David Maraniss Simon and Schuster, 441 pages, $32.50

Detroit in the early 1960s was a symbol not of urban decline and Rust Belt blight, but of high hopes and youthful dreams. Coveted cars didn't have model numbers then but names that spoke of flight and fantasy and raw animal power — the Ford Galaxie, Thunderbird and Mustang, and the Plymouth Barracuda — and they were rolling off the Detroit assembly lines at a record pace.

The country was dancing to the beat of Motown's irresistible pop-soul groove. President Lyndon B. Johnson would stop in Detroit and call the big labor city "the herald of hope in America."
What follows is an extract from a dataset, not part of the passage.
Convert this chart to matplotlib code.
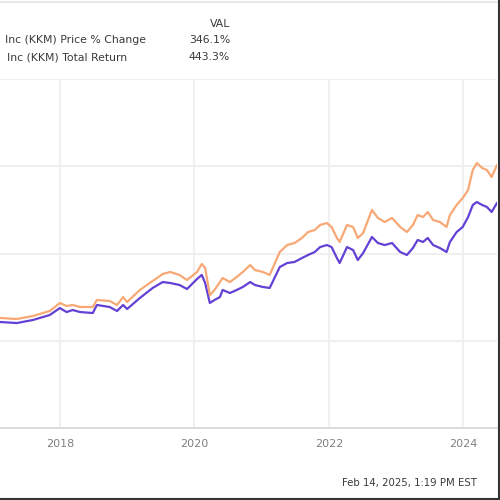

In his elegiac and richly detailed new book, David Maraniss — who wrote biographies of Barack Obama, Bill Clinton and Roberto Clemente — conjures those boom years of his former hometown with novelistic ardor. Using overlapping portraits of Detroiters (from politicians to musicians and auto execs), he creates a mosaiclike picture of the city that has the sort of intimacy and tactile emotion that Larry McMurtry brought to his depictions of the Old West, and the gritty sweep of David Simon's HBO series "The Wire."

Except for an epilogue, "Once in a Great City" remains deliberately focused on the 18 months between autumn 1962 and spring 1964 — a period that emerges as one of the high points in Detroit's history as well as a pivotal moment, when the cracks were only just beginning to show and the city still seemed a place of "uncommon possibility."